What I found was that while I wasn't dry by the end of the day, I had been able to wear the jacket while stomping up and down mountains. Some water had followed my arms in, but mostly I had steamed things up in there pretty well. What amazed me was that with the pit zips open I was able to move enough air that I didn't overheat and have to take the jacket off.
Further testing has shown me that by varying the layers used inside, the jacket makes a great wind shell as well. In warmer months I'll use it over a thin wool shirt to block a cold breeze on a ridge. In colder months I can add fleece layers or even something bigger like the Ternua Loughor and let it act as a shell that blocks wind and holds in some heat that a stiff breeze might otherwise steal away.

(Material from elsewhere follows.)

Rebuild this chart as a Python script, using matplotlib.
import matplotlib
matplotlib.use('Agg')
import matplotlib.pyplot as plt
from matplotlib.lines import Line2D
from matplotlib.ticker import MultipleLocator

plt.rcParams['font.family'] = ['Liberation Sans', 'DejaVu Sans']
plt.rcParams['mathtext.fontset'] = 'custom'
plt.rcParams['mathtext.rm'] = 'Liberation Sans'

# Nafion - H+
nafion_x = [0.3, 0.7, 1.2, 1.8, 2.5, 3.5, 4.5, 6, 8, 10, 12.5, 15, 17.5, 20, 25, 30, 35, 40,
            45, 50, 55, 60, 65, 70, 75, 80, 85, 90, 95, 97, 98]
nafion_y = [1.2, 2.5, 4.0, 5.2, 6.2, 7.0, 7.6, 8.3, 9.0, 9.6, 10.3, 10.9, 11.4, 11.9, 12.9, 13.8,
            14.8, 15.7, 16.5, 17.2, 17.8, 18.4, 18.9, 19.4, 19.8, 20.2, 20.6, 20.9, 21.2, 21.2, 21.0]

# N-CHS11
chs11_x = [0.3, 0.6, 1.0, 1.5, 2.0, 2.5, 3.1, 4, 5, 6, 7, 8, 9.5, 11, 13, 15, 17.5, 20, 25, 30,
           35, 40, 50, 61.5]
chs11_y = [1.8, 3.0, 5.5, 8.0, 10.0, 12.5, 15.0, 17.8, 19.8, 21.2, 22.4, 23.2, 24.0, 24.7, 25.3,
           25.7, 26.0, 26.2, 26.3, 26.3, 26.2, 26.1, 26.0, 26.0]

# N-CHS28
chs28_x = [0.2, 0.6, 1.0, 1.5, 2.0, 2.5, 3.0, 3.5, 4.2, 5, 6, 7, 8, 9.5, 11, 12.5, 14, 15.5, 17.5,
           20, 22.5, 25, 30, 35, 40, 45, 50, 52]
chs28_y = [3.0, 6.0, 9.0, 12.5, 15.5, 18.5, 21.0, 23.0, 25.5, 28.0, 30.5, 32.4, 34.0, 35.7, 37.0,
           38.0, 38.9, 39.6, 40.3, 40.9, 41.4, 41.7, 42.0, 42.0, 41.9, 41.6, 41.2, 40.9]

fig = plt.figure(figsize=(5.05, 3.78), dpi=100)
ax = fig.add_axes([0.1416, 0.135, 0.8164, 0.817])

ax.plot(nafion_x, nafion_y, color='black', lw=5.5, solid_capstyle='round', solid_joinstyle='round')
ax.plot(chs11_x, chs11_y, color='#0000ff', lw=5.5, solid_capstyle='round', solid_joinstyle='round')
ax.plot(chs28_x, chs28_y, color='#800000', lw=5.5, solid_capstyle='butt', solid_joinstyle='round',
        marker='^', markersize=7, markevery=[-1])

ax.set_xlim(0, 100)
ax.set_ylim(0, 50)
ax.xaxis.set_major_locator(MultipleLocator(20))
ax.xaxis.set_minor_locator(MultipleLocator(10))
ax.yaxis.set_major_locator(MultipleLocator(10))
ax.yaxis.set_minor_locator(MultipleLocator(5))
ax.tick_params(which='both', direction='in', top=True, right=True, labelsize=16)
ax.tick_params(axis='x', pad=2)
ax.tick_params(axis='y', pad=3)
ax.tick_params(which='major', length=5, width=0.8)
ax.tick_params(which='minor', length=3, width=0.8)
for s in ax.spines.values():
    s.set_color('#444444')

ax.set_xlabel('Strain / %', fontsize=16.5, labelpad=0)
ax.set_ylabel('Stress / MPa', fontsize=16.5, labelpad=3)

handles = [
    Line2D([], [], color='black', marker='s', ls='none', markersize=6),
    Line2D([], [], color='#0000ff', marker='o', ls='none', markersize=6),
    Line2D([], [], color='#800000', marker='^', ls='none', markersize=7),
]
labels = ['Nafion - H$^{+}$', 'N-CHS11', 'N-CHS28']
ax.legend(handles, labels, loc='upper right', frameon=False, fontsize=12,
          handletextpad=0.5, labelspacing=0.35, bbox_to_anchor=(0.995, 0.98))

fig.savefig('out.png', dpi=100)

I have really come to love this jacket. I am sorry that I don't think it is available in this beautiful Himalayan Orange any longer, but they do have a nice variety of colors to choose from. They seem to have another version now as well using a material they call Heather with a nylon/poly blend.

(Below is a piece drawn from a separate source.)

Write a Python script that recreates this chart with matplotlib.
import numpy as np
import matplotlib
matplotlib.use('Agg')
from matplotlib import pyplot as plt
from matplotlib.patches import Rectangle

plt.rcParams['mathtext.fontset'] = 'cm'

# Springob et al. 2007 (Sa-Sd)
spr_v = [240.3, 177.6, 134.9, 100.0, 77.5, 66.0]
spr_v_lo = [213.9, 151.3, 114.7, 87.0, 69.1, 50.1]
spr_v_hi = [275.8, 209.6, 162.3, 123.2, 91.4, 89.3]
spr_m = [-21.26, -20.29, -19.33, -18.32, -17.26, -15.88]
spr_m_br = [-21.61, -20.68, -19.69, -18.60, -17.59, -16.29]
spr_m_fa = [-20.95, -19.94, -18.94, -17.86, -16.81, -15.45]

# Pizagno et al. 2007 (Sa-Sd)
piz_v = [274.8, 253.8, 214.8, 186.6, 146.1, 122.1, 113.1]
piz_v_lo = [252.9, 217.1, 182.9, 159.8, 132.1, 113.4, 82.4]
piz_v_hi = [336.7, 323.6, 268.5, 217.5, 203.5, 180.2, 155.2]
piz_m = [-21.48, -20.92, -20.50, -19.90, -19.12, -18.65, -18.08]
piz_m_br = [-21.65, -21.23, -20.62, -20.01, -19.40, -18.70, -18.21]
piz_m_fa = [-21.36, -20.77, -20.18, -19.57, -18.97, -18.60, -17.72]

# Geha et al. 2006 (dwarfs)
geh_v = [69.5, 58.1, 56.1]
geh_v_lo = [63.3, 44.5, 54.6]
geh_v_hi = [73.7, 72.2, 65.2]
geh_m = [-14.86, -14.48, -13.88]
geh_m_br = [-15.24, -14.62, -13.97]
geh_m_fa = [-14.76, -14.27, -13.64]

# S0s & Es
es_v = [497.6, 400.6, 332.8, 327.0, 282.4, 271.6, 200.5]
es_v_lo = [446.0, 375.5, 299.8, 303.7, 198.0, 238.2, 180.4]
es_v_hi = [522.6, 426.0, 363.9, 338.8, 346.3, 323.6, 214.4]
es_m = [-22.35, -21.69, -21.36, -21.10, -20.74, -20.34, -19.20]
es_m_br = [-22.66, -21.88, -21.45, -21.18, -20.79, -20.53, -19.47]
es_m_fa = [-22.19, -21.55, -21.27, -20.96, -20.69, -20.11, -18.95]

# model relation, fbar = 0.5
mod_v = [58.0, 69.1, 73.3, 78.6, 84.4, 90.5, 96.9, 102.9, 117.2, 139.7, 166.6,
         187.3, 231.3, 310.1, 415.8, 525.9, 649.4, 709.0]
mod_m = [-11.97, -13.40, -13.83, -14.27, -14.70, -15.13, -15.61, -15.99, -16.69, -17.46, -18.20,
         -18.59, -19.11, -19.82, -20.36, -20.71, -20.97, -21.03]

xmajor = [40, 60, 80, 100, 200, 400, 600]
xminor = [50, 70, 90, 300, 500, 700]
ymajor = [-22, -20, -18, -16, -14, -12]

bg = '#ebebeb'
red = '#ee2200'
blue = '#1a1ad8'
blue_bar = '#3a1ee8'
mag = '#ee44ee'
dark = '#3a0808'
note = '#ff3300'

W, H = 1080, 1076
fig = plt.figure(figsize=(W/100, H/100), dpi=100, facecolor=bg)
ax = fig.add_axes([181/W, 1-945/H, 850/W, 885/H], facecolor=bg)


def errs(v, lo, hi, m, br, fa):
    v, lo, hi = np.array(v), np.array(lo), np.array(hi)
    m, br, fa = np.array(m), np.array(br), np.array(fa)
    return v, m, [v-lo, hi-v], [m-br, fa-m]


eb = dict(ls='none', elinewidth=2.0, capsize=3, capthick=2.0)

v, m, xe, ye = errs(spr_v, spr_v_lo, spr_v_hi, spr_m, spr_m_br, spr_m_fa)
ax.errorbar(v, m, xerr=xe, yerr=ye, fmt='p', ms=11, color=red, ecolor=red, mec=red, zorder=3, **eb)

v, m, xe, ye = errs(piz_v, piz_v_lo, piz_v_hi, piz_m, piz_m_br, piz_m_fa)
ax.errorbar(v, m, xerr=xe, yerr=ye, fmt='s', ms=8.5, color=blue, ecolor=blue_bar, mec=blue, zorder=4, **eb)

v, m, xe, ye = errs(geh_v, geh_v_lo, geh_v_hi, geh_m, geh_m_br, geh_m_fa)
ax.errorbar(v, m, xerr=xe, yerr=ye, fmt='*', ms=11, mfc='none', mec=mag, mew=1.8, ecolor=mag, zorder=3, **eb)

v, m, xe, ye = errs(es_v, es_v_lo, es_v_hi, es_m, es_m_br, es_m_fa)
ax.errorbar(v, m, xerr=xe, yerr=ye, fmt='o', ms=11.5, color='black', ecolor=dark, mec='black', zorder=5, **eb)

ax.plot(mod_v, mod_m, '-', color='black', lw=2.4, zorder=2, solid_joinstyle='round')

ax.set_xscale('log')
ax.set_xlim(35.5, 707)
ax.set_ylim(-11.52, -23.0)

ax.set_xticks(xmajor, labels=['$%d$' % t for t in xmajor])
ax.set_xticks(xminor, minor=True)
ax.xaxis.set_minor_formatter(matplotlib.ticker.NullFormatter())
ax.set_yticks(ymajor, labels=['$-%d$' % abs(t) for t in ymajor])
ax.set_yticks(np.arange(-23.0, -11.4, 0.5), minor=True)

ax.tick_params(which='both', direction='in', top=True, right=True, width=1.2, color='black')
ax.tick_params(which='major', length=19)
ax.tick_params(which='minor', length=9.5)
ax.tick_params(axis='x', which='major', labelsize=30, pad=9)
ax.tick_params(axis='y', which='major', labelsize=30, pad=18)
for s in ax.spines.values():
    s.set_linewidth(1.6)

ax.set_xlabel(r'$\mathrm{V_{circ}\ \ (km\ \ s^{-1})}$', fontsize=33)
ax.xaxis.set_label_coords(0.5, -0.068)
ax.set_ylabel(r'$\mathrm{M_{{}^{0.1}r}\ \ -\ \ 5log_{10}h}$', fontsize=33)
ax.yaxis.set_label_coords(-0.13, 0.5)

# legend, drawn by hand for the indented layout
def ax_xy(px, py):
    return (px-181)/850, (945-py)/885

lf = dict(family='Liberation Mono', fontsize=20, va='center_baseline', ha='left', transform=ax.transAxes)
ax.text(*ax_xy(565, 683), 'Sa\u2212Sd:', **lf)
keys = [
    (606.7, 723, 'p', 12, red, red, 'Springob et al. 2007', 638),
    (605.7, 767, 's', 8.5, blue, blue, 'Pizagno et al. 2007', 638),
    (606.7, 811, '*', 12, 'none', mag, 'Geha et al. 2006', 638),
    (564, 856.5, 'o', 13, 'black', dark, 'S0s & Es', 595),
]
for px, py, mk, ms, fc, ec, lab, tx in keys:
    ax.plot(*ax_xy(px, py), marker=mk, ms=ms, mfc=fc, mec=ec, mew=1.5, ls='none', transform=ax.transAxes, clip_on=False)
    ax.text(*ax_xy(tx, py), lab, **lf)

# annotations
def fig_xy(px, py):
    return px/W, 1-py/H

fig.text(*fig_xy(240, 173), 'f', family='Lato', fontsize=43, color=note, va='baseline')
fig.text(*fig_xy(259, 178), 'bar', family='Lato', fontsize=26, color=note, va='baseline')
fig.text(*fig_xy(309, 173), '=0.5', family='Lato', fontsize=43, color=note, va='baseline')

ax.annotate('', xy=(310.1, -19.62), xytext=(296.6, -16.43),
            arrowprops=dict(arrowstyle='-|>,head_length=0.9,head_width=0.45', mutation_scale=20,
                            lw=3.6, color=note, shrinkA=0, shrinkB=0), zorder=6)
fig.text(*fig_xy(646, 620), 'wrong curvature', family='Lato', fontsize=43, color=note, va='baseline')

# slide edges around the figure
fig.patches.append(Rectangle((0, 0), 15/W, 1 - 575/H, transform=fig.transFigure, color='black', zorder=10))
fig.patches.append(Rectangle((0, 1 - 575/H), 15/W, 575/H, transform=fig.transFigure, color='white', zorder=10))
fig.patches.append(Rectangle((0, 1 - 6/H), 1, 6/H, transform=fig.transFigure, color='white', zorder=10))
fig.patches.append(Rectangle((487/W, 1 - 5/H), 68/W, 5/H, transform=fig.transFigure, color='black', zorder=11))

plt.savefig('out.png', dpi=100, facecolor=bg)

My experience with this jacket has been really good. I have incorporated it into my layering system for both rain and shine. In my distance pack I will have a thin wool base, a zip fleece, the Ternua technical jacket and the Venture 2. I can mix and match those layers to conditions and wearing all of them with the TNF as an outer wind shell is enough in camp deep into Fall.
I listed fear of damage as a con because I needed a con and because it is true. So far it has held up surprisingly well. Given the light and flexible feel of the material I expected it to get snagged and torn on my adventures. So far bouncing off of rocks and trees as I slipped and slid through a few wet trips have done no harm. I even encountered a thorn snag one time that left no visible damage apparent.
For me at least, the Venture 2 was probably the best rain jacket I've ever worn, but it is also about the only one I could keep wearing for very long. I am sure there are better jackets out there to be had, but for a steam engine like me, the huge pit zips combined with the air space of the relaxed fit made this thing a winner.